The harsh Israeli economic and social policies
of the past decades, which emphasized a reduction in government
assistance to underprivileged groups, have taken their toll on the
Israeli Arab population, leading to a rise in its poverty rates and
to an increase in crime in Acre and Lod, according to the Central
Bureau of Statistics. Eight years after the events of October 2000 -
and despite the Sharon government's nominal endorsement of the Or
Commission's recommendations - Israel has done little to
rehabilitate or restore its relations with the Arab population, in
particular with its members living in mixed cities. A reasonable
course of action would have been to allocate resources for
infrastructure, education, housing and employment, but this has not
been done.
Under these circumstances, the recent events in
Acre should not surprise anyone. They expose the instability of the
authorities' control mechanisms in mixed cities. The politics
underlying these control mechanisms enhance the demonization of the
"other," the fear of Arab citizens and their delegitimization within
their own cities.
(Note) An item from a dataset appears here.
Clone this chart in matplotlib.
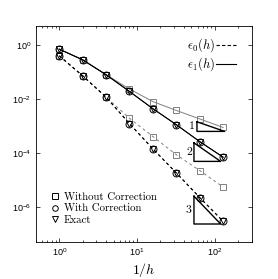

There is a great gap between the promise of a
mixed city as a shared space for all its residents and the
ethno-national logic underlying the reality in these cities.
The riots of the past week in Acre provide yet
another warning sign for Israel about its policies of
discrimination. This warning sign will soon fade away and we will
all return to our daily lives, but for Arab citizens living in mixed
cities, the harsh reality will continue.
Acre, Ramle and Lod are not disconnected from
our daily lives; in many respects, they are a microcosm of
Jewish-Arab relations in Israel as a whole. It is my hope that civil
solidarity will emerge from these events, demanding that policy
makers rectify this severe discrimination by allocating funds for
housing and equal resources in education and welfare. Equally
important, Arab communities in mixed cities should be acknowledged
as a legitimate component of those polities and a central element of
Israeli society.
Dr. Haim Yacobi is a board member of Bimkom:
Planners for Planning Rights, and a lecturer in the Department of
Politics and Government at Ben-Gurion University.